## WORK REQUIRED
Give again, verbatim, the lines between the line that contains "Recreate this image" and the line that contains "(district) at (1428,151)", counting both ends. Pictures are excluded from the copy.

## TASK DATA

◇ ◇ ◇ ◇ ◇ ◇ ◇

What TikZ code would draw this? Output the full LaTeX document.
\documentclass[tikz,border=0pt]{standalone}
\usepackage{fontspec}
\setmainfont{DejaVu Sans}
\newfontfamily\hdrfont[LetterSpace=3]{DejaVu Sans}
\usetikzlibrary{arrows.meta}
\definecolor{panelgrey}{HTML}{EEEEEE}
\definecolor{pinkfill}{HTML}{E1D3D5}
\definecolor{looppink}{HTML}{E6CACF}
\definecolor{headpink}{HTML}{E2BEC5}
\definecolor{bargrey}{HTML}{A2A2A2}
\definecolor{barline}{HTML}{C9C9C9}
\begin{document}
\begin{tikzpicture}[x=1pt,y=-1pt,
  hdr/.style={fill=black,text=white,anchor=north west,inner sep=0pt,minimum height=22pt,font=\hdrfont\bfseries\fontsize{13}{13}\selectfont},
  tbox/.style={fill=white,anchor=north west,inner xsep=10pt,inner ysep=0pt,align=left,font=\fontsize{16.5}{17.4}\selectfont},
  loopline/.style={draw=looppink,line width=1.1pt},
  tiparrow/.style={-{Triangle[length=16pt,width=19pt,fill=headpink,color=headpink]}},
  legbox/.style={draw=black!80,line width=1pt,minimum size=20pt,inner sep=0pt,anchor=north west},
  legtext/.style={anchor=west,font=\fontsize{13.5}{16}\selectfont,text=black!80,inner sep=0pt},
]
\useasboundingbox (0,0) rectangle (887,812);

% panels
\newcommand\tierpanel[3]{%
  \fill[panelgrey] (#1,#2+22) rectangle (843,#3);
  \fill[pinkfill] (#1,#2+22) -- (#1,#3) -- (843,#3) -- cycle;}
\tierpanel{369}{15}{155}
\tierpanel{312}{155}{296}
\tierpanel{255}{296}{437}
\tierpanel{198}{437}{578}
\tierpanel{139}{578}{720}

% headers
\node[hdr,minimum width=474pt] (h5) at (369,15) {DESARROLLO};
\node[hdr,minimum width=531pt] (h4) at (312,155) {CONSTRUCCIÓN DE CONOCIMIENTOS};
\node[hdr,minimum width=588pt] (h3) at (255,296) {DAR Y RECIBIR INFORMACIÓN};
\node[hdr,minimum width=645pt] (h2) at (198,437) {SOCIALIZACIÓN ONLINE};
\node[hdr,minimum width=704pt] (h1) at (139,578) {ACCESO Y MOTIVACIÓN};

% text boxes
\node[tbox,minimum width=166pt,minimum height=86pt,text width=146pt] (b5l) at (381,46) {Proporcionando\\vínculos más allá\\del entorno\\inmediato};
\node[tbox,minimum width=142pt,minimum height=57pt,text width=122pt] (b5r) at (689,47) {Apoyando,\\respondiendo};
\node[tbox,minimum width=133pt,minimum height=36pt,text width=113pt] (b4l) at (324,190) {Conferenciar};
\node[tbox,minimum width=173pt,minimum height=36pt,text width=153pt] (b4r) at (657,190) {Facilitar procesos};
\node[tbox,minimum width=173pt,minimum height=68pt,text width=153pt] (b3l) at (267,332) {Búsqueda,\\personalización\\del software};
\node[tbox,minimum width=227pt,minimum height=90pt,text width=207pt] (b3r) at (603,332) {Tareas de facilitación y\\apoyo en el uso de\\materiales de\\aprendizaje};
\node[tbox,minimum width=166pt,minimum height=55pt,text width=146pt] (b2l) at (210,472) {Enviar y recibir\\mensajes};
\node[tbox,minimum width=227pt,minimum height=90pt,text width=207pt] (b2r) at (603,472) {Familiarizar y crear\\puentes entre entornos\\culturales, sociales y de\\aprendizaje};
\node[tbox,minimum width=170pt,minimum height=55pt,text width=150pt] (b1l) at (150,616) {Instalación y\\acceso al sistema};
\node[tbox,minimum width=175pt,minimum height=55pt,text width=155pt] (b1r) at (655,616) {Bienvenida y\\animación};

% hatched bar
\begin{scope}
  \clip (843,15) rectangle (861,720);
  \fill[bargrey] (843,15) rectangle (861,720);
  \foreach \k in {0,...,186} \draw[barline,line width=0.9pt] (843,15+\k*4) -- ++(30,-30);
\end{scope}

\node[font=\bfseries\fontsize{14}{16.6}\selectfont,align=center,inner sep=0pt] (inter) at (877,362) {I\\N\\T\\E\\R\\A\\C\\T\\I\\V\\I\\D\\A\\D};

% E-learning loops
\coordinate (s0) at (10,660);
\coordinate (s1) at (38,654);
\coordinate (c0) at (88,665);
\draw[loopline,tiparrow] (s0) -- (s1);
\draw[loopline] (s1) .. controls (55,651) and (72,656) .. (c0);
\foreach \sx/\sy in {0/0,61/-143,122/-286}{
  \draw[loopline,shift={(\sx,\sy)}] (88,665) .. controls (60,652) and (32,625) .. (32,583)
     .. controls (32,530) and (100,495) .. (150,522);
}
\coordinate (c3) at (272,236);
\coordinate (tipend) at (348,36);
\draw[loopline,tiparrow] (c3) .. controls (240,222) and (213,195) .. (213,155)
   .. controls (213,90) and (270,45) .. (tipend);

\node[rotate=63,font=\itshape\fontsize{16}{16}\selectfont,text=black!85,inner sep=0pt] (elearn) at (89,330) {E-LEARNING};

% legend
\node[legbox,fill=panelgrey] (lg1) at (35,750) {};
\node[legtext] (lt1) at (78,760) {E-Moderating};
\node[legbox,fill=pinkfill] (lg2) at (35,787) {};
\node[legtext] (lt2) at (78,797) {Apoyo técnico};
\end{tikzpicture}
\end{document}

◇ ◇ ◇ ◇ ◇ ◇ ◇

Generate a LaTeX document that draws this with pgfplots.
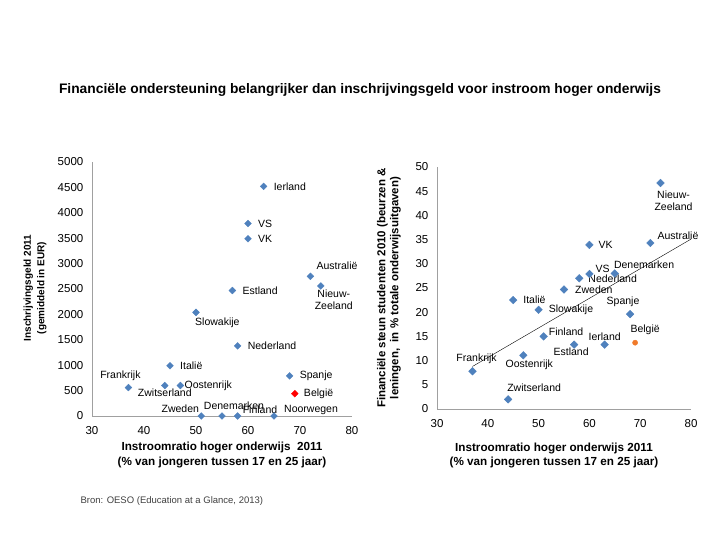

◇ ◇ ◇ ◇ ◇ ◇ ◇

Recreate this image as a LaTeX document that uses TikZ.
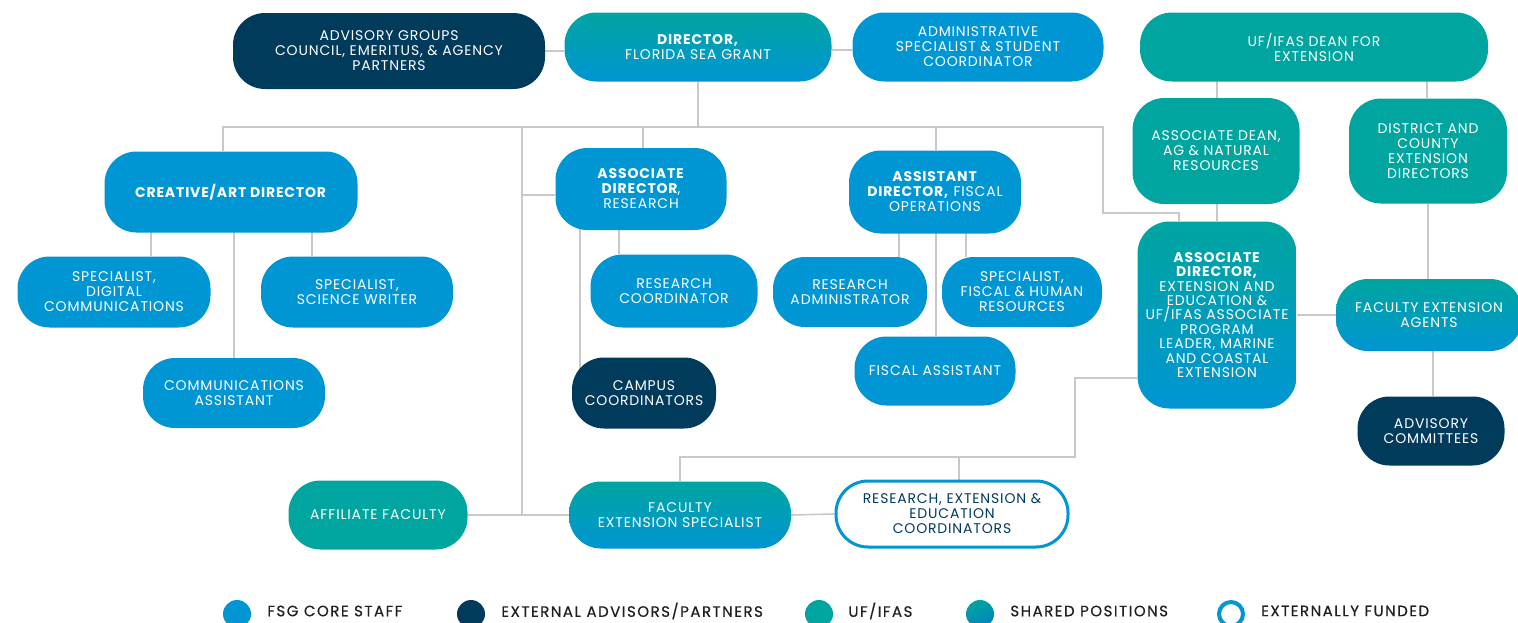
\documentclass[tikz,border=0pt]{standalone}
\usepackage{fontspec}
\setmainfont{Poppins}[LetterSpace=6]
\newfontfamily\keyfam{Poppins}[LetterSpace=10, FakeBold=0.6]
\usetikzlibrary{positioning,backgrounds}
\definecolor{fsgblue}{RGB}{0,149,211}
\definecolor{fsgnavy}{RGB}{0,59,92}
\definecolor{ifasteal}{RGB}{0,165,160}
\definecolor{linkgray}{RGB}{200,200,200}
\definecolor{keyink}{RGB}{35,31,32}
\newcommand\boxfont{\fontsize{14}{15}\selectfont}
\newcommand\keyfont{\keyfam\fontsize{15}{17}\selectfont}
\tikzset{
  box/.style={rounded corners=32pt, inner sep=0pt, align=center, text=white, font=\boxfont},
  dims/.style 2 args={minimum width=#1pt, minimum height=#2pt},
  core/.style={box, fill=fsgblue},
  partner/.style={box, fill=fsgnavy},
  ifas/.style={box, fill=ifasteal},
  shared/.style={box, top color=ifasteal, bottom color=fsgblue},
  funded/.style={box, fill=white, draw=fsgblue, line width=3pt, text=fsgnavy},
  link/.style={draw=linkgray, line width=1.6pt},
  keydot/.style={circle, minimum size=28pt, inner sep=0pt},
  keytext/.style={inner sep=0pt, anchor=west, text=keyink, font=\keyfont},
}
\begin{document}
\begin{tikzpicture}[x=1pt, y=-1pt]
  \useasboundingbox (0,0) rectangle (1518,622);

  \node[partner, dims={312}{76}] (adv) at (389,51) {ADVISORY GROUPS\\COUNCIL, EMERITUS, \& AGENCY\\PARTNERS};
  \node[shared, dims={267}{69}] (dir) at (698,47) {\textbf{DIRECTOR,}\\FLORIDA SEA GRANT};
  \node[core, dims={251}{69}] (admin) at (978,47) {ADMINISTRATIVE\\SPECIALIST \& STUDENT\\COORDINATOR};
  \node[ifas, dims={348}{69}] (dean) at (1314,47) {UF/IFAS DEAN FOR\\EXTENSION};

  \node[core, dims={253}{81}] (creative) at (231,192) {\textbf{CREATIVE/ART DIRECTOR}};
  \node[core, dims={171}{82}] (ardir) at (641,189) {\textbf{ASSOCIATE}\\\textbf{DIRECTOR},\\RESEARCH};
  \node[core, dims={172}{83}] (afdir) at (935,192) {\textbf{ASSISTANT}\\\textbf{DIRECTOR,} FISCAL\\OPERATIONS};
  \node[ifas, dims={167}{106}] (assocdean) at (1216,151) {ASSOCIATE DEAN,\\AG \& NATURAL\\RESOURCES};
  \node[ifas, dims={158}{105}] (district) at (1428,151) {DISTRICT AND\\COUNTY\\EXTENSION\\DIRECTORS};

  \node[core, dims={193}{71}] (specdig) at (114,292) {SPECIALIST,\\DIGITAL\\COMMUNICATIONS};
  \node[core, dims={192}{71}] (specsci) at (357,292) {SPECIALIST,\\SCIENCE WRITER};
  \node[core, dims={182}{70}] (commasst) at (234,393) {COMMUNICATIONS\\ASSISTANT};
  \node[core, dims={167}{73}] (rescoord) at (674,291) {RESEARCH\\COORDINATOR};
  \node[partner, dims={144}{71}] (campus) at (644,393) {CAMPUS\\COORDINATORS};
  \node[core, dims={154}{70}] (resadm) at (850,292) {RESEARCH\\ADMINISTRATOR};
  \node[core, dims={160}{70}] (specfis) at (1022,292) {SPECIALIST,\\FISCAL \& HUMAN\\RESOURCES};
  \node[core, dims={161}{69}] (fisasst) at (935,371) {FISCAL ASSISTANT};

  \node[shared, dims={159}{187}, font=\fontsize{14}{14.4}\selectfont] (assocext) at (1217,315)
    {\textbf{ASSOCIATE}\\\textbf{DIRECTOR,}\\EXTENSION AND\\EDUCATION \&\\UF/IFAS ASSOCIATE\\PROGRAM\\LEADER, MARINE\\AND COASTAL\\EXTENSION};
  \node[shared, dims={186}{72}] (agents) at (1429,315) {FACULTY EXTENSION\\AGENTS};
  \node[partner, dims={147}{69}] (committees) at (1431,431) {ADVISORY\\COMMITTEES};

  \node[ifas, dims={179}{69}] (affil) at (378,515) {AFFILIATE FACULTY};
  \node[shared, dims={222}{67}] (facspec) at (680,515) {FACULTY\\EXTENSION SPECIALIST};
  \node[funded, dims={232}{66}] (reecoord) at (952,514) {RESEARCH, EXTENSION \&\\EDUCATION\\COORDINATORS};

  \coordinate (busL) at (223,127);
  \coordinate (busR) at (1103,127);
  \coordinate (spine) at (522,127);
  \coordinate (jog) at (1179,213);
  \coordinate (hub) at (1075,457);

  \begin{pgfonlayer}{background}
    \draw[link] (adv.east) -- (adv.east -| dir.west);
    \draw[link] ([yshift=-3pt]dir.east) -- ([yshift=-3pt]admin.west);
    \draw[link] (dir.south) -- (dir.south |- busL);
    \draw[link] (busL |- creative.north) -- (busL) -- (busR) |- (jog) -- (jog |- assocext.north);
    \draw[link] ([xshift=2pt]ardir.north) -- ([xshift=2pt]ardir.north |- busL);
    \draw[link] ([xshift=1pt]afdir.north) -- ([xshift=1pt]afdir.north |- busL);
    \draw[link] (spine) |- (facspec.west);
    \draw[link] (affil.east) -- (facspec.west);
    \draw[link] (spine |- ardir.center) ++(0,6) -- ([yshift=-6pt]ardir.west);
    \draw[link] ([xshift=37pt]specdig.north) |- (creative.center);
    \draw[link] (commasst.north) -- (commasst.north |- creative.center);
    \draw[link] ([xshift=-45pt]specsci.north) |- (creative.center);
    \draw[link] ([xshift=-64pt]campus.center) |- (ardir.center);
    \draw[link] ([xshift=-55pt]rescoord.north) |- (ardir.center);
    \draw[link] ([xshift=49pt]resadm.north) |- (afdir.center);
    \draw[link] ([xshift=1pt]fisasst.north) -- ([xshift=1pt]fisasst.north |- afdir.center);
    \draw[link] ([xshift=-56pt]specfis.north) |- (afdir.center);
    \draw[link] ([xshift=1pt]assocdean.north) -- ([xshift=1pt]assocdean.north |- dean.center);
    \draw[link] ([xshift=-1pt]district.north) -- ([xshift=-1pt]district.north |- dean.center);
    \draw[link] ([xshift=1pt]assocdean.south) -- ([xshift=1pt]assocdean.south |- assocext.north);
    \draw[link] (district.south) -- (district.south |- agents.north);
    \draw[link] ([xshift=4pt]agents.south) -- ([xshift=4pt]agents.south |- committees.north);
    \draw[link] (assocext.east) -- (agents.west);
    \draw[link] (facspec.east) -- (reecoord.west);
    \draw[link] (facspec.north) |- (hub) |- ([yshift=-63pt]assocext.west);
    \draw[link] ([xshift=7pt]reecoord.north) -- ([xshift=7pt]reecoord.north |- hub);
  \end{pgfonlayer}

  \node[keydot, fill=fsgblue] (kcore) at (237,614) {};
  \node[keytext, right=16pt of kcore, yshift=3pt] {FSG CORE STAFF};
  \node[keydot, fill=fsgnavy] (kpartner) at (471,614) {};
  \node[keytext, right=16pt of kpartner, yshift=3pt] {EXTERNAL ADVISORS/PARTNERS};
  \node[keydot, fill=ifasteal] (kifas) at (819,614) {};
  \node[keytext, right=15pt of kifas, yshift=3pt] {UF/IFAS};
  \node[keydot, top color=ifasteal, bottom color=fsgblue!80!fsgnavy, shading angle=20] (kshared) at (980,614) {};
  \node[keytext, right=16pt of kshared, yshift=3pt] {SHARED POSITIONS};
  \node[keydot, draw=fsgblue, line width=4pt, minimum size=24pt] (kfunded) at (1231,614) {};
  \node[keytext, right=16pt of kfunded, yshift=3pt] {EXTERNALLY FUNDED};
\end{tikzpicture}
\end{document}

◇ ◇ ◇ ◇ ◇ ◇ ◇

## PROBLEM SOLUTION
Recreate this image as a LaTeX document that uses TikZ.
\documentclass[tikz,border=0pt]{standalone}
\usepackage{fontspec}
\setmainfont{Poppins}[LetterSpace=6]
\newfontfamily\keyfam{Poppins}[LetterSpace=10, FakeBold=0.6]
\usetikzlibrary{positioning,backgrounds}
\definecolor{fsgblue}{RGB}{0,149,211}
\definecolor{fsgnavy}{RGB}{0,59,92}
\definecolor{ifasteal}{RGB}{0,165,160}
\definecolor{linkgray}{RGB}{200,200,200}
\definecolor{keyink}{RGB}{35,31,32}
\newcommand\boxfont{\fontsize{14}{15}\selectfont}
\newcommand\keyfont{\keyfam\fontsize{15}{17}\selectfont}
\tikzset{
  box/.style={rounded corners=32pt, inner sep=0pt, align=center, text=white, font=\boxfont},
  dims/.style 2 args={minimum width=#1pt, minimum height=#2pt},
  core/.style={box, fill=fsgblue},
  partner/.style={box, fill=fsgnavy},
  ifas/.style={box, fill=ifasteal},
  shared/.style={box, top color=ifasteal, bottom color=fsgblue},
  funded/.style={box, fill=white, draw=fsgblue, line width=3pt, text=fsgnavy},
  link/.style={draw=linkgray, line width=1.6pt},
  keydot/.style={circle, minimum size=28pt, inner sep=0pt},
  keytext/.style={inner sep=0pt, anchor=west, text=keyink, font=\keyfont},
}
\begin{document}
\begin{tikzpicture}[x=1pt, y=-1pt]
  \useasboundingbox (0,0) rectangle (1518,622);

  \node[partner, dims={312}{76}] (adv) at (389,51) {ADVISORY GROUPS\\COUNCIL, EMERITUS, \& AGENCY\\PARTNERS};
  \node[shared, dims={267}{69}] (dir) at (698,47) {\textbf{DIRECTOR,}\\FLORIDA SEA GRANT};
  \node[core, dims={251}{69}] (admin) at (978,47) {ADMINISTRATIVE\\SPECIALIST \& STUDENT\\COORDINATOR};
  \node[ifas, dims={348}{69}] (dean) at (1314,47) {UF/IFAS DEAN FOR\\EXTENSION};

  \node[core, dims={253}{81}] (creative) at (231,192) {\textbf{CREATIVE/ART DIRECTOR}};
  \node[core, dims={171}{82}] (ardir) at (641,189) {\textbf{ASSOCIATE}\\\textbf{DIRECTOR},\\RESEARCH};
  \node[core, dims={172}{83}] (afdir) at (935,192) {\textbf{ASSISTANT}\\\textbf{DIRECTOR,} FISCAL\\OPERATIONS};
  \node[ifas, dims={167}{106}] (assocdean) at (1216,151) {ASSOCIATE DEAN,\\AG \& NATURAL\\RESOURCES};
  \node[ifas, dims={158}{105}] (district) at (1428,151) {DISTRICT AND\\COUNTY\\EXTENSION\\DIRECTORS};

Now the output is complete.